He's written a book titled "Secrets of Successful Fiction - A fun-to-read, easy-to-master toolkit for writers of all ages." And that's exactly what it is. I'm going to reference it from time to time, as it's full of genuine nuggets of writing information that I want to share with you.
Today's piece is "Get the Picture" and it's about Showing not Telling.
He uses a wonderful example about how millions of Americans used to "watch" their radios every evening before television was invented. Why did they do this? Because they wanted a picture. Not just the voices. Readers do the same thing, he wrote. They want the pictures, not just the words.

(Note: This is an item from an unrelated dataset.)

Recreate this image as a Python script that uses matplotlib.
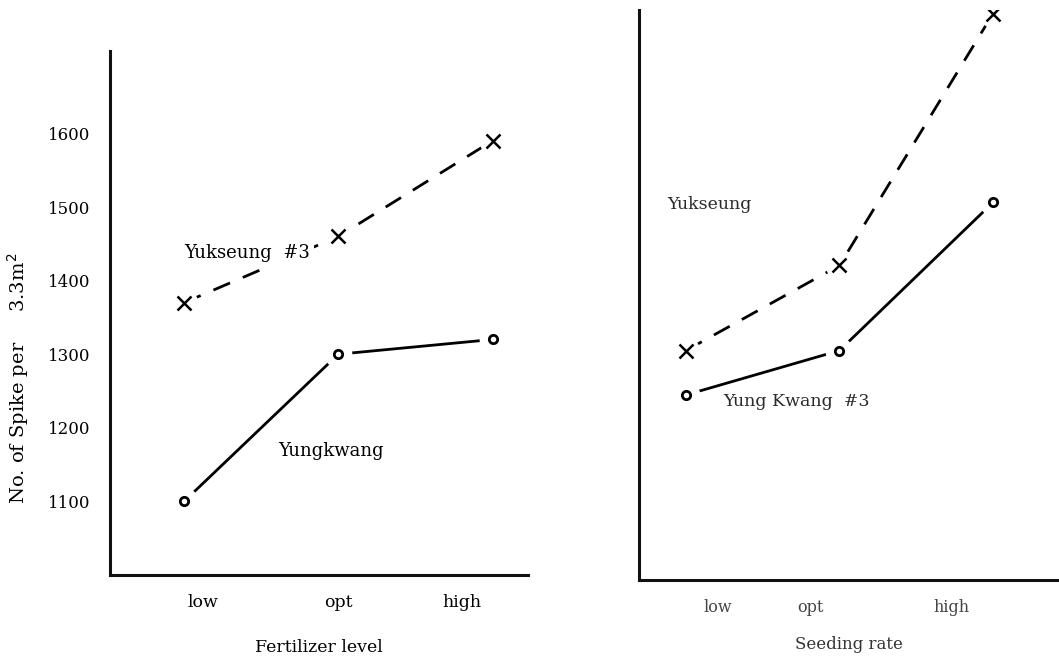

Mr. Peck tells us that an amateur writer would tell us a story while a pro shows the story. For example, he went on to use the following:
An amateur would write: "Bill was nervous."
The pro would write: "Bill sat in a dentist's waiting room, peeling the skin at the edge of his thumb, until the raw, red flesh began to show. Biting the torn cuticle, he rubbed it away, and sucked at the warm sweetness of his own blood."
You can see the obvious difference can't you?
Don't bore your reader with a lot of telling. Paint pictures for your reader to see the action, the emotion, the pictures.
As Robert Newton Peck would say, "Do this, and you are a pro. Writing is not listing emotions. Writing is physics. Moving parts. Things. Writing is show business. Get the picture?"